> Material supplied:
-.-.-

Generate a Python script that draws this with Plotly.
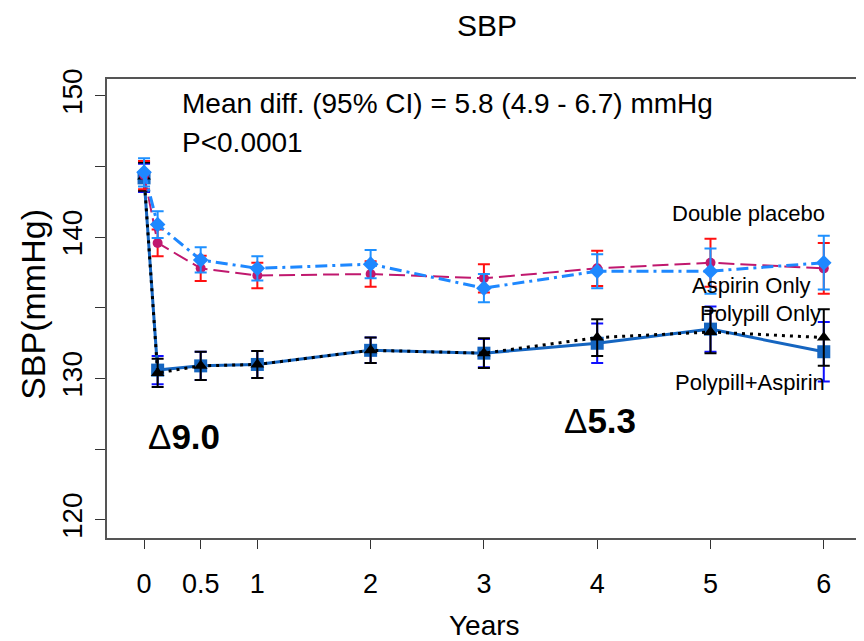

-.-.-

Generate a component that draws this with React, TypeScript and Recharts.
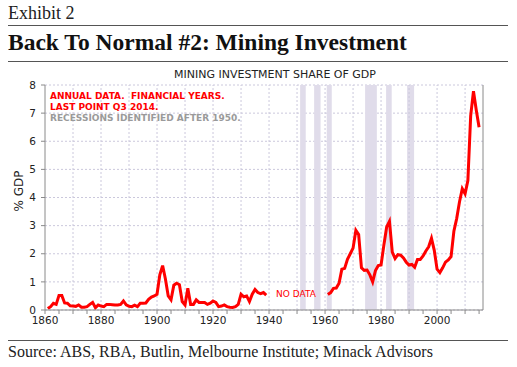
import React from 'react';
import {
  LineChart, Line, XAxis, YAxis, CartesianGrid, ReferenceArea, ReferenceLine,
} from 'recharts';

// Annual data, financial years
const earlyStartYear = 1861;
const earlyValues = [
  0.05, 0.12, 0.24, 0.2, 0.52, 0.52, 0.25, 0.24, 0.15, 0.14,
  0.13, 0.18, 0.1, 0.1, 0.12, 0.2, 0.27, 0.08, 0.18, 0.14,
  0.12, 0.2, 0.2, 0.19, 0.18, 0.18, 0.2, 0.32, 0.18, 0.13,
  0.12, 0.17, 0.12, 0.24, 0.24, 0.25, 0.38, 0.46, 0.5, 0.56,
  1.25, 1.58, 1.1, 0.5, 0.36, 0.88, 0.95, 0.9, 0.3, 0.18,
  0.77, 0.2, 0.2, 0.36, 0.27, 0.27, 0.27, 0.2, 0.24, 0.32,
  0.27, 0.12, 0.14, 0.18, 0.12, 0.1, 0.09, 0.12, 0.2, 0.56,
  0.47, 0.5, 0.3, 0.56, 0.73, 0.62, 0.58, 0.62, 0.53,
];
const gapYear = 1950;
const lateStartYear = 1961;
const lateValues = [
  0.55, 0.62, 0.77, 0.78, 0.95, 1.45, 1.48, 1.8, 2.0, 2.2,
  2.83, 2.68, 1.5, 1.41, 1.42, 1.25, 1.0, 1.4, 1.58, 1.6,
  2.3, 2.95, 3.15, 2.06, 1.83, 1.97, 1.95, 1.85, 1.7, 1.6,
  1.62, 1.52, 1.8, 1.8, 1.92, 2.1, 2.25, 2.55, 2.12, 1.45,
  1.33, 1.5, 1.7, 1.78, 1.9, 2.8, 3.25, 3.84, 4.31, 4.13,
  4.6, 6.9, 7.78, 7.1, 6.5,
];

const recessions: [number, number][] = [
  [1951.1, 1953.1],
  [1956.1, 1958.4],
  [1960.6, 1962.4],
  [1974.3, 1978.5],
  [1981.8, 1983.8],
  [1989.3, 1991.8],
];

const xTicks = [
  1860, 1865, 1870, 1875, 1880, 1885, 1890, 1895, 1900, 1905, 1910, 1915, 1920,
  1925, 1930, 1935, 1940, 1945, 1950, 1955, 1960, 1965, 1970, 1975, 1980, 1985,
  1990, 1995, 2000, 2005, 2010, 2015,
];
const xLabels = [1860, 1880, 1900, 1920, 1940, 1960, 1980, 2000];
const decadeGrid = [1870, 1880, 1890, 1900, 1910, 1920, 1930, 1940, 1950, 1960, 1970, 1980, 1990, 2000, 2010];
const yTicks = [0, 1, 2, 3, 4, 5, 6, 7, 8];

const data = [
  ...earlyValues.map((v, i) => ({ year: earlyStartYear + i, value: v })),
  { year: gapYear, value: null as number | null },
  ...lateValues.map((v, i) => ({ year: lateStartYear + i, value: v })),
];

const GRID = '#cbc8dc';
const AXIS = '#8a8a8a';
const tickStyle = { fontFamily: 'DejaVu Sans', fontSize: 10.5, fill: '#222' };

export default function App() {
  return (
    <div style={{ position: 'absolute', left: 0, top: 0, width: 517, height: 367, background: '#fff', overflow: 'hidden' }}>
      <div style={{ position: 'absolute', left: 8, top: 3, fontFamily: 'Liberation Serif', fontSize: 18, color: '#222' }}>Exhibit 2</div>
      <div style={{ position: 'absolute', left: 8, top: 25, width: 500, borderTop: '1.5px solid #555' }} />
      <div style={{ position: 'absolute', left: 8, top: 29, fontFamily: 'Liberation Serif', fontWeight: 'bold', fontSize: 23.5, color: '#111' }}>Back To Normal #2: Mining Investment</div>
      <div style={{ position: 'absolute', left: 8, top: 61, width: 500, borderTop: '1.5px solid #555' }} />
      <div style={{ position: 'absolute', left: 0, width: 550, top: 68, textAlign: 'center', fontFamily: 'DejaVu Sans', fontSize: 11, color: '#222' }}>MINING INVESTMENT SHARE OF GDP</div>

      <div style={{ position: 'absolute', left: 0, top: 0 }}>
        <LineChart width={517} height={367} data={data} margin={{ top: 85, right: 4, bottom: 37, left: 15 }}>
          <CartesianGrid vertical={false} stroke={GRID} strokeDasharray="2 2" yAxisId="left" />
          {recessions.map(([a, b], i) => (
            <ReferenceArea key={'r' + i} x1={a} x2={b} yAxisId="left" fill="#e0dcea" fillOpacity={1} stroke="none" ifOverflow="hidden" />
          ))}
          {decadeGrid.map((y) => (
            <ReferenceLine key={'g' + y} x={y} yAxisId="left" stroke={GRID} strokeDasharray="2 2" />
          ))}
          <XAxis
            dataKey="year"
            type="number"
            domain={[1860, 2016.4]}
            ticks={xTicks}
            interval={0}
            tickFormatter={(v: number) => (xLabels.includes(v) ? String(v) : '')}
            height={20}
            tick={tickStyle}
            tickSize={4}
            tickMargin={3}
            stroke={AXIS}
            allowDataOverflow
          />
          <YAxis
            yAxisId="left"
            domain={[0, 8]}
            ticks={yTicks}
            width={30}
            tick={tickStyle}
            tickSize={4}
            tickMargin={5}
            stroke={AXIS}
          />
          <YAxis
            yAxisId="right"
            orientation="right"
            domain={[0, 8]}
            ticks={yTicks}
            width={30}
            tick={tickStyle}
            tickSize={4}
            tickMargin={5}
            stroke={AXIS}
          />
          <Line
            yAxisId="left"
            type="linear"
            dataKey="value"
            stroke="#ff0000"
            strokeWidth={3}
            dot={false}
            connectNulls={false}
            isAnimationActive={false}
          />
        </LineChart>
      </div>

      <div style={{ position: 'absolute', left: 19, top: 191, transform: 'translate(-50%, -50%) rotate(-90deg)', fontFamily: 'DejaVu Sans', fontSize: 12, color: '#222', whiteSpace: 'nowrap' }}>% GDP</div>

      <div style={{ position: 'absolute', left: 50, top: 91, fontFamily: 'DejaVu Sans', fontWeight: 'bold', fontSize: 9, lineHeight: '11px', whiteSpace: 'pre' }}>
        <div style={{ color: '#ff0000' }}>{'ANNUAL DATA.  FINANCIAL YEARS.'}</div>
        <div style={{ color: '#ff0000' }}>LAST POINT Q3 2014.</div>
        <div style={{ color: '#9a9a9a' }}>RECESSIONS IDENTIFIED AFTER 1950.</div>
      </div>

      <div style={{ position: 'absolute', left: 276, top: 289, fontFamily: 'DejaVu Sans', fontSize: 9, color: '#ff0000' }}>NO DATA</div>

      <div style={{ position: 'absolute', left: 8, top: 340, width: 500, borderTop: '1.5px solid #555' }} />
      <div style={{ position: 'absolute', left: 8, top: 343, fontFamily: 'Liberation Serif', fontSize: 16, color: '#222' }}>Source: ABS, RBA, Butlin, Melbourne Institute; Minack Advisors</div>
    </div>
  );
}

-.-.-

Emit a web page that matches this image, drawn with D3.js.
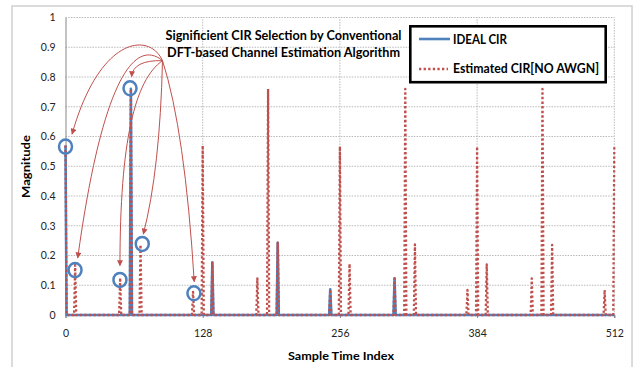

-.-.-

> Problem to solve:
Tell how many lines of the data above hold the string "React". Give only the number.

> Solution to the exercise:
2